Rep. James Pickle: You knew it was the end of the road for that presidency and all the good things that you had enjoyed, the challenges you'd had and the opportunity to do something, and maybe had done something, for your country. For those of us who were part of the Johnson team, that broke our hearts.
Roger Wilkins: My feelings were so mixed about the man. Well, there was a part of me that never stopped loving him and there was a part of me that hated him, so I didn't know how to respond. And it was mainly sadness, I guess.
Eliot Janeway: Only he, with all of his remarkable gifts and knowledge, could have had a realistic appreciation of the extent of his opportunity and of the extent of both his achievement and his failure.
Robert Dallek, LBJ Biographer: The liberal impulse that went back to the New Deal is challenged, and what you get, beginning in '68, I believe, with Richard Nixon's election, is an era of conservatism. And the irony is, Johnson presides over the extraordinary achievement of liberalism, reaching its zenith, reaching its heights, and then, within three years' time, plunges to its depth from which it still hasn't recovered in the year 1990.

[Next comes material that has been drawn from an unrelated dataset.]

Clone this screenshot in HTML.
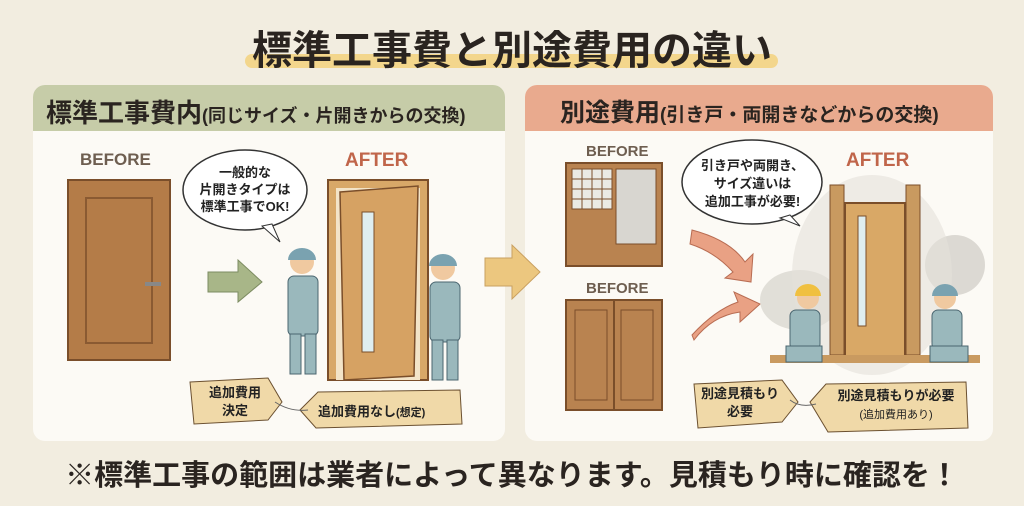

Donald Malafronte: What he wanted was people to love him, and what he wanted to do was to solve everybody's problems himself. And for Johnson, he had no other vocabulary, no other way of thinking about how to help people, other than to have involvement of government in a big way. "Give them a lot of money, put your arms around 'em and love 'em." He was the last soldier in the New Deal war.
Narrator: Congressman, Senator, Vice President, President -- Washington had been his life for over thirty years. Now he was going home to the Texas hill country, where, as his father told him, "The people know when you're sick and care when you die."